Viability of the Industry
Developing methods to use marine waste products has a number of advantages: It makes the fishing industry more efficient and environmentally friendly, it generates extra income to the industry, and it provides a cheap source of raw materials that can find use in a range of applications. However, the size of the industry using waste material from the fishing industry is limited by the amount of marine waste. Overfishing of the oceans has been an issue for over a century, and some fish species nearly hit extinction in the mid-1900s. According to the World Bank, overfishing has overexploited or depleted about a third of the ocean's fish populations, and it continues to be a problem today. As a result, many countries have implemented fishing regulations—such as catch quotas—that limit the number of marine animals the fishing industry can catch.

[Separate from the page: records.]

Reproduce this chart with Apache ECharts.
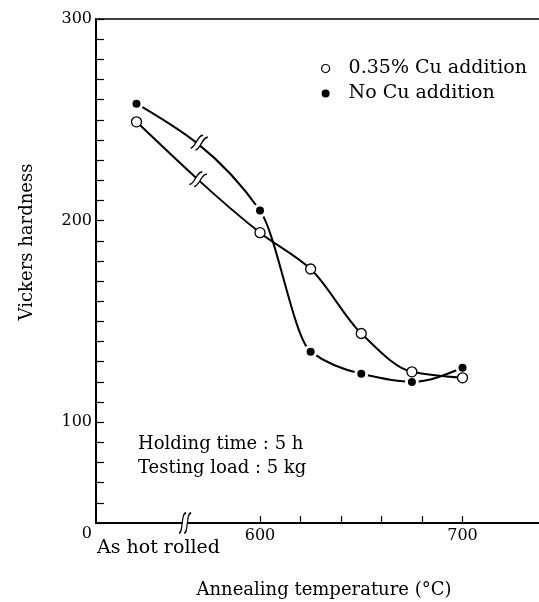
<!DOCTYPE html>
<html>
<head>
<meta charset="utf-8">
<title>Vickers hardness vs annealing temperature</title>
<script src="https://cdn.jsdelivr.net/npm/echarts@6/dist/echarts.min.js"></script>
<style>
  html, body { margin: 0; padding: 0; background: #fff; }
  #main { width: 539px; height: 602px; }
</style>
</head>
<body>
<div id="main"></div>
<script>
// x conditions; the as-rolled state has no temperature, so it sits left of the
// axis break at a placeholder position on the temperature scale
var conditions = ['As hot rolled', '600', '625', '650', '675', '700'];
var xPositions = [539, 600, 625, 650, 675, 700];

var cuAdded = [249, 194, 176, 144, 125, 122];   // 0.35% Cu addition
var noCu = [258, 205, 135, 124, 120, 127];      // No Cu addition

var yTickLabels = [100, 200, 300];
var xTickLabels = [600, 700];
var xTicks = [600, 620, 640, 660, 680, 700];

// where the breaks are drawn (data units)
var axisBreak = [563, 50];
var cuBreak = [569.5, 220.5];
var noCuBreak = [570, 238.7];

var FONT = '"DejaVu Serif", "Liberation Serif", serif';

function pairs(vals) {
  return vals.map(function (v, i) { return [xPositions[i], v]; });
}

// monotone cubic through the pixel points (hand drawn look of the original)
function tangents(p) {
  var n = p.length, d = [], h = [], m = [];
  for (var i = 0; i < n - 1; i++) {
    h[i] = p[i + 1][0] - p[i][0];
    d[i] = (p[i + 1][1] - p[i][1]) / h[i];
  }
  for (var j = 1; j < n - 1; j++) {
    if (d[j - 1] * d[j] <= 0) { m[j] = 0; continue; }
    var w1 = 2 * h[j] + h[j - 1], w2 = h[j] + 2 * h[j - 1];
    m[j] = (w1 + w2) / (w1 / d[j - 1] + w2 / d[j]);
  }
  m[0] = (3 * d[0] - m[1]) / 2;
  m[n - 1] = (3 * d[n - 2] - m[n - 2]) / 2;
  return m;
}

function curveRenderer(vals) {
  return function (params, api) {
    var i = params.dataIndex;
    if (i >= vals.length - 1) return;
    var pts = vals.map(function (v, k) { return api.coord([xPositions[k], v]); });
    var m = tangents(pts);
    var a = pts[i], b = pts[i + 1], h = (b[0] - a[0]) / 3;
    return {
      type: 'bezierCurve',
      shape: {
        x1: a[0], y1: a[1], x2: b[0], y2: b[1],
        cpx1: a[0] + h, cpy1: a[1] + m[i] * h,
        cpx2: b[0] - h, cpy2: b[1] - m[i + 1] * h
      },
      style: { fill: 'none', stroke: '#000', lineWidth: 2 }
    };
  };
}

// two S strokes, and the white patch between them that cuts the line
var breakStroke = 'path://M0,20C5,20 2,0 8,0M6,20C11,20 8,0 14,0';
var breakPatch = 'path://M0,20C5,20 2,0 8,0L14,0C8,0 11,20 6,20Z';

function breakMark(coord, size, rot) {
  return [
    { coord: coord, symbol: breakPatch, symbolSize: size, symbolRotate: rot,
      itemStyle: { color: '#fff', borderWidth: 0 } },
    { coord: coord, symbol: breakStroke, symbolSize: size, symbolRotate: rot,
      itemStyle: { color: 'rgba(0,0,0,0)', borderColor: '#000', borderWidth: 1.5 } }
  ];
}

var chart = echarts.init(document.getElementById('main'));

var option = {
  animation: false,
  backgroundColor: '#fff',
  grid: {
    left: 96, top: 19, width: 488, height: 504,
    outerBoundsMode: 'none',
    show: true, borderColor: '#000', borderWidth: 1.5
  },
  legend: {
    orient: 'vertical',
    left: 316, top: 54,
    itemWidth: 36, itemHeight: 8, itemGap: 6,
    textStyle: { fontFamily: FONT, fontSize: 19, color: '#000' },
    data: [
      { name: '0.35% Cu addition', icon: 'circle',
        itemStyle: { color: '#fff', borderColor: '#000', borderWidth: 1.2 } },
      { name: 'No Cu addition', icon: 'circle',
        itemStyle: { color: '#000', borderWidth: 0 } }
    ]
  },
  xAxis: {
    type: 'value',
    min: 519, max: 760,
    axisLine: { lineStyle: { color: '#000', width: 2 } },
    axisTick: { inside: true, length: 7, customValues: xTicks, lineStyle: { color: '#000', width: 1.2 } },
    axisLabel: {
      customValues: xTickLabels, margin: 5,
      fontFamily: FONT, fontSize: 16, color: '#000'
    },
    splitLine: { show: false }
  },
  yAxis: {
    type: 'value',
    min: 50, max: 300, interval: 10,
    axisLine: { show: true, lineStyle: { color: '#000', width: 2 } },
    axisTick: { show: true, inside: true, length: 8, lineStyle: { color: '#000', width: 1.2 } },
    axisLabel: {
      margin: 4, fontFamily: FONT, fontSize: 16, color: '#000',
      showMinLabel: true,
      formatter: function (v) {
        if (v === 50) return '{z|0}';
        return yTickLabels.indexOf(v) >= 0 ? String(v) : '';
      },
      rich: { z: { fontFamily: FONT, fontSize: 16, color: '#000', padding: [22, 0, 0, 0] } }
    },
    splitLine: { show: false }
  },
  series: [
    {
      name: 'cu-curve', type: 'custom',
      data: pairs(cuAdded), encode: { x: 0, y: 1 },
      renderItem: curveRenderer(cuAdded),
      silent: true, z: 2
    },
    {
      name: 'nocu-curve', type: 'custom',
      data: pairs(noCu), encode: { x: 0, y: 1 },
      renderItem: curveRenderer(noCu),
      silent: true, z: 2
    },
    {
      name: 'No Cu addition',
      type: 'scatter',
      data: pairs(noCu),
      symbol: 'circle', symbolSize: 11,
      itemStyle: { color: '#000', borderColor: '#fff', borderWidth: 3, opacity: 1 },
      emphasis: { disabled: true },
      z: 3,
      markPoint: {
        label: { show: false },
        data: breakMark(noCuBreak, [12, 16], -22).concat(breakMark(axisBreak, [12, 20], 0))
      }
    },
    {
      name: '0.35% Cu addition',
      type: 'scatter',
      data: pairs(cuAdded),
      symbol: 'circle', symbolSize: 10,
      itemStyle: { color: '#fff', borderColor: '#000', borderWidth: 1.3, opacity: 1 },
      emphasis: { disabled: true },
      z: 4,
      markPoint: {
        label: { show: false },
        data: breakMark(cuBreak, [12, 16], -24)
      }
    }
  ],
  graphic: [
    { type: 'text', left: 138, top: 435,
      style: { text: 'Holding time : 5 h', font: '18px ' + FONT, fill: '#000' } },
    { type: 'text', left: 138, top: 459,
      style: { text: 'Testing load : 5 kg', font: '18px ' + FONT, fill: '#000' } },
    { type: 'text', left: 97, top: 539,
      style: { text: conditions[0], font: '19px ' + FONT, fill: '#000' } },
    { type: 'text', x: 27, y: 242, rotation: Math.PI / 2,
      style: { text: 'Vickers hardness', font: '18px ' + FONT, fill: '#000',
               textAlign: 'center', textVerticalAlign: 'middle' } },
    { type: 'text', x: 324, y: 590,
      style: { text: 'Annealing temperature (°C)', font: '18px ' + FONT, fill: '#000',
               textAlign: 'center', textVerticalAlign: 'middle' } }
  ]
};

chart.setOption(option);
</script>
</body>
</html>
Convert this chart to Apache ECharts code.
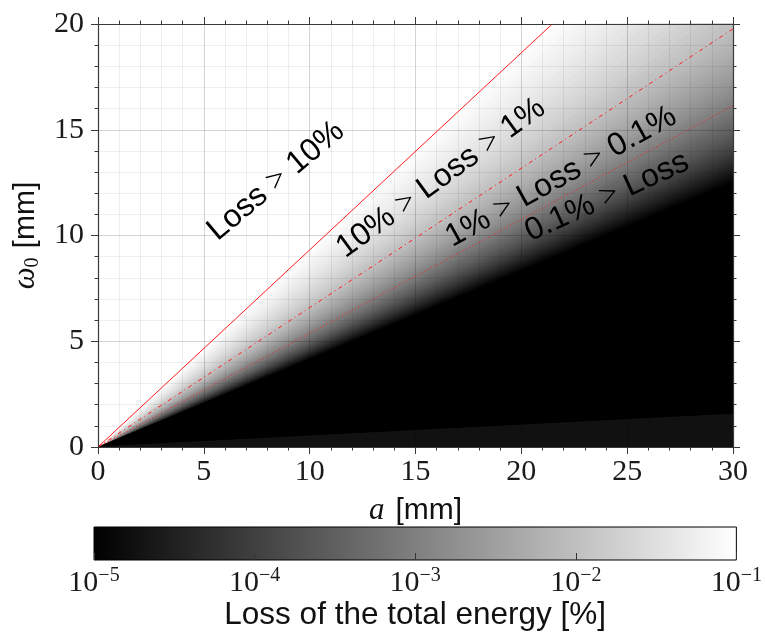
<!DOCTYPE html>
<html>
<head>
<meta charset="utf-8">
<script src="https://cdn.jsdelivr.net/npm/echarts/dist/echarts.min.js"></script>
<style>
html,body{margin:0;padding:0;background:#fff;}
#chart{width:765px;height:633px;}
</style>
</head>
<body>
<div id="chart"></div>
<script>
// ---- data ----
// axis ranges (mm)
const aRange = [0, 30];
const omegaRange = [0, 20];
const axisInterval = 5;
// apex of the wedge-shaped field
const apex = [0, 0];
// log10(loss) read along the right edge (a = 30 mm) as a function of omega0
const rightEdgeOmega = [12.4,12.5,12.6,12.7,12.8,12.9,13.0,13.1,13.2,13.3,13.4,13.5,13.6,13.7,13.8,13.9,14.0,14.1,14.2,14.3,14.4,14.5,14.6,14.7,14.8,14.9,15.0,15.2,15.4,15.6,15.8,16.0,16.2,16.4,16.6,16.8,17.0,17.2,17.4,17.6,17.8,18.0,18.2,18.4,18.6,18.8,19.0,19.2,19.4,19.6,19.8,20.0];
const rightEdgeLogLoss = [-5.08,-5.00,-4.92,-4.85,-4.77,-4.70,-4.63,-4.56,-4.49,-4.42,-4.35,-4.29,-4.23,-4.17,-4.11,-4.05,-3.99,-3.93,-3.88,-3.82,-3.77,-3.72,-3.67,-3.62,-3.57,-3.52,-3.47,-3.38,-3.30,-3.21,-3.13,-3.05,-2.98,-2.91,-2.84,-2.77,-2.71,-2.64,-2.58,-2.52,-2.47,-2.41,-2.36,-2.31,-2.26,-2.21,-2.17,-2.12,-2.08,-2.04,-1.99,-1.95];
// log10(loss) read along the top edge (omega0 = 20 mm) as a function of a
const topEdgeA = [29.5,29.0,28.5,28.0,27.5,27.0,26.5,26.0,25.5,25.0,24.5,24.0,23.5,23.0,22.5,22.0,21.5,21.4];
const topEdgeLogLoss = [-1.89,-1.83,-1.76,-1.70,-1.64,-1.58,-1.53,-1.47,-1.41,-1.36,-1.30,-1.25,-1.20,-1.15,-1.10,-1.05,-1.00,-0.99];
// fully dark region (loss below 1e-5) and the underflow wedge near the a axis
const darkRegion = [[0,0],[30,1.55],[30,12.4]];
const underflowRegion = [[0,0],[30,0],[30,1.55]];
// contour lines (end points on the plot border)
const contourNames = ['10%','1%','0.1%'];
const contourEnds = [[21.46,20],[30,19.77],[30,16.14]];
// colour bar
const colorbarExponents = [-5,-4,-3,-2,-1];
const grayRamp = ['#000000','#ffffff'];
// region annotations
const regionLabels = [
  {parts:['Loss','>','10%'], x:276, y:181, angle:40},
  {parts:['10%','>','Loss','>','1%'], x:441, y:178, angle:36},
  {parts:['1%','>','Loss','>','0.1%'], x:561, y:177, angle:29},
  {parts:['0.1%','>','Loss'], x:607, y:197, angle:24.5}
];

// ---- build series data ----
const edgePts = [];
rightEdgeOmega.forEach((w,i)=>edgePts.push([30, w, rightEdgeLogLoss[i]]));
topEdgeA.forEach((a,i)=>edgePts.push([a, 20, topEdgeLogLoss[i]]));
const wedgeData = [];
for (let i = 0; i < edgePts.length - 1; i++) {
  const p = edgePts[i], q = edgePts[i+1];
  wedgeData.push([p[0], p[1], q[0], q[1], p[2]]);
}

const serifFont = 'Liberation Serif';
const sansFont = 'Liberation Sans';
const axisColor = '#3a3a3a';

function polyRenderer(points, color) {
  return function(params, api) {
    if (params.dataIndex !== 0) return;
    return {
      type: 'polygon',
      shape: {points: points.map(p => api.coord(p))},
      style: {fill: color, stroke: color, lineWidth: 1}
    };
  };
}

const lineTypes = ['solid', [4,3.5,1,3.5], [1,2.6]];

const series = [
  {
    type: 'custom', name: 'field', xAxisIndex: 0, yAxisIndex: 0, z: 1,
    data: wedgeData,
    encode: {x:[0,2], y:[1,3]},
    renderItem: function(params, api) {
      const o = api.coord(apex);
      const p1 = api.coord([api.value(0), api.value(1)]);
      const p2 = api.coord([api.value(2), api.value(3)]);
      const c = api.visual('color');
      return {type:'polygon', shape:{points:[o,p1,p2]}, style:{fill:c, stroke:c, lineWidth:1.6, lineJoin:'bevel'}};
    },
    silent: true
  },
  {
    type: 'custom', name: 'dark', xAxisIndex: 0, yAxisIndex: 0, z: 1,
    data: [[0,0]], renderItem: polyRenderer(darkRegion, '#000000'), silent: true
  },
  {
    type: 'custom', name: 'underflow', xAxisIndex: 0, yAxisIndex: 0, z: 1,
    data: [[0,0]], renderItem: polyRenderer(underflowRegion, '#111111'), silent: true
  }
];
contourEnds.forEach((end, i) => {
  series.push({
    type: 'line', name: contourNames[i], xAxisIndex: 0, yAxisIndex: 0, z: 8,
    data: [apex, end], showSymbol: false, symbol: 'none', silent: true,
    lineStyle: {color: '#ff1a1a', width: 1, type: lineTypes[i]}
  });
});
series.push({
  type: 'custom', name: 'colorbar', xAxisIndex: 3, yAxisIndex: 3, z: 2,
  data: [[colorbarExponents[0], colorbarExponents[colorbarExponents.length-1]]],
  renderItem: function(params, api) {
    const p0 = api.coord([api.value(0), 1]);
    const p1 = api.coord([api.value(1), 0]);
    return {
      type: 'rect',
      shape: {x: p0[0], y: p0[1], width: p1[0]-p0[0], height: p1[1]-p0[1]},
      style: {
        fill: new echarts.graphic.LinearGradient(0,0,1,0,[{offset:0,color:grayRamp[0]},{offset:1,color:grayRamp[1]}]),
        stroke: '#000', lineWidth: 1
      }
    };
  },
  silent: true
});

function frameAxis(position, showLabels, extra) {
  return Object.assign({
    type: 'value', gridIndex: 0, position: position, z: 10,
    interval: axisInterval,
    axisLine: {show: true, onZero: false, lineStyle: {color: axisColor, width: 1.2}},
    axisTick: {show: true, inside: false, length: 7, lineStyle: {color: axisColor, width: 1}},
    minorTick: {show: true, splitNumber: 5, length: 3.5, lineStyle: {color: axisColor, width: 1}},
    axisLabel: {show: showLabels, fontFamily: serifFont, fontSize: 30, color: '#1a1a1a'},
    splitLine: {show: false},
    minorSplitLine: {show: false}
  }, extra);
}
function gridAxis(position, extra) {
  return Object.assign({
    type: 'value', gridIndex: 0, position: position, z: 5,
    interval: axisInterval,
    axisLine: {show: false}, axisTick: {show: false}, axisLabel: {show: false},
    minorTick: {show: false, splitNumber: 5},
    splitLine: {show: true, lineStyle: {color: 'rgba(0,0,0,0.17)', width: 1}},
    minorSplitLine: {show: true, lineStyle: {color: 'rgba(0,0,0,0.065)', width: 1}}
  }, extra);
}

const xAxes = [
  frameAxis('bottom', true, {min: aRange[0], max: aRange[1],
    axisLabel: {show: true, fontFamily: serifFont, fontSize: 30, color: '#1a1a1a', margin: 10},
    name: '{i|a}{s|[mm]}', nameLocation: 'middle', nameGap: 48,
    nameTextStyle: {rich: {
      i: {fontFamily: serifFont, fontStyle: 'italic', fontSize: 31, color: '#111'},
      s: {fontFamily: sansFont, fontSize: 30, color: '#111', padding: [0,0,0,11]}
    }}}),
  frameAxis('top', false, {min: aRange[0], max: aRange[1]}),
  gridAxis('bottom', {min: aRange[0], max: aRange[1]}),
  {
    type: 'value', gridIndex: 1, min: colorbarExponents[0], max: colorbarExponents[colorbarExponents.length-1],
    interval: 1, position: 'bottom', z: 10,
    axisLine: {show: false},
    axisTick: {show: true, inside: true, length: 7, lineStyle: {color: '#333', width: 1}},
    splitLine: {show: false},
    axisLabel: {
      margin: 6,
      formatter: function(v) { return '{b|10}{s|\u2212' + Math.abs(v) + '}'; },
      rich: {
        b: {fontFamily: serifFont, fontSize: 30, color: '#1a1a1a', lineHeight: 32, verticalAlign: 'bottom'},
        s: {fontFamily: serifFont, fontSize: 20, color: '#1a1a1a', lineHeight: 20, verticalAlign: 'top'}
      }
    },
    name: 'Loss of the total energy [%]', nameLocation: 'middle', nameGap: 36,
    nameTextStyle: {fontFamily: sansFont, fontSize: 31.5, color: '#111'}
  }
];
const yAxes = [
  frameAxis('left', true, {min: omegaRange[0], max: omegaRange[1],
    axisLabel: {show: true, fontFamily: serifFont, fontSize: 30, color: '#1a1a1a', margin: 14},
    name: '{i|\u03c9}{sub|0}{s|[mm]}', nameLocation: 'middle', nameGap: 52,
    nameTextStyle: {rich: {
      i: {fontFamily: serifFont, fontStyle: 'italic', fontSize: 31, color: '#111', lineHeight: 34, verticalAlign: 'middle'},
      sub: {fontFamily: serifFont, fontSize: 20, color: '#111', lineHeight: 34, verticalAlign: 'bottom'},
      s: {fontFamily: sansFont, fontSize: 30, color: '#111', lineHeight: 34, verticalAlign: 'middle', padding: [0,0,0,9]}
    }}}),
  frameAxis('right', false, {min: omegaRange[0], max: omegaRange[1]}),
  gridAxis('left', {min: omegaRange[0], max: omegaRange[1]}),
  {type: 'value', gridIndex: 1, min: 0, max: 1, show: false}
];

const graphics = regionLabels.map(l => {
  const text = l.parts.map(p => p === '>' ? '{m|>}' : '{t|' + p + '}').join(' ');
  return {
    type: 'text', x: l.x, y: l.y, rotation: l.angle * Math.PI / 180, z: 20,
    style: {
      text: text, align: 'center', verticalAlign: 'middle',
      fontFamily: sansFont, fontSize: 32, fill: '#000',
      rich: {
        t: {fontFamily: sansFont, fontSize: 32, fill: '#000', color: '#000'},
        m: {fontFamily: serifFont, fontSize: 32, fill: '#000', color: '#000'}
      }
    }
  };
});

const chart = echarts.init(document.getElementById('chart'), null, {renderer: 'canvas'});
chart.setOption({
  animation: false,
  backgroundColor: '#ffffff',
  grid: [
    {left: 98, right: 32, top: 24, bottom: 186, containLabel: false},
    {left: 94, right: 28, top: 527, height: 33, containLabel: false}
  ],
  xAxis: xAxes,
  yAxis: yAxes,
  visualMap: {
    type: 'continuous', show: false, seriesIndex: 0, dimension: 4,
    min: colorbarExponents[0], max: colorbarExponents[colorbarExponents.length-1],
    inRange: {color: grayRamp}
  },
  series: series,
  graphic: graphics
});
</script>
</body>
</html>
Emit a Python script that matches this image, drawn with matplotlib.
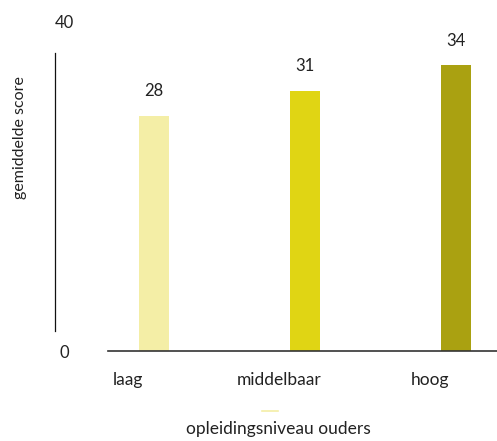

The limited number of fish restricts the amount of potentially useful waste, which constrains the growth of the fishing by-products industry. Furthermore, illegal fishing and poorly enforced regulations could mean that some marine fauna are fished to or near extinction, which increases the price of fishing by-products and may reduce the longevity and viability of the industry. In summary, much of the fishing by-products industry is likely ever to be only small, although fish farming will continue to be a major source.
The alternative is marine-inspired biomolecules. For example, the research into the extraction of useful products from Arctic cold-water shrimp shells has also led to the development of shrimp-alkaline phosphatase—a hydrolase enzyme that can remove phosphate groups from, for example, proteins and nucleotides. Alkaline phosphatase is useful in biological research, such as in the removal of nucleotides in cleaning equipment after running polymerase chain reactions. The Arctic origin of the shrimp-derived enzyme results in the enzyme's denaturing after five minutes at the relatively low temperature of 65°C, which enables users to inactivate the enzyme with relative ease. Shrimp alkaline phosphatase has been available since the 1990s but is now often in manufacture by means of recombinant DNA in a host organism such as yeast, which has enabled scientists to manipulate the characteristics of the resultant enzyme to suit their purposes better. Other marine enzymes could inspire the development of synthetic versions that negate the dependency of the industry on quantities of fish dictated by regulations and quotas. Therefore, the fishing industry provides possibilities for both low-cost marine-derived biomolecules on a small scale and improved marine-inspired biomolecules on a larger scale.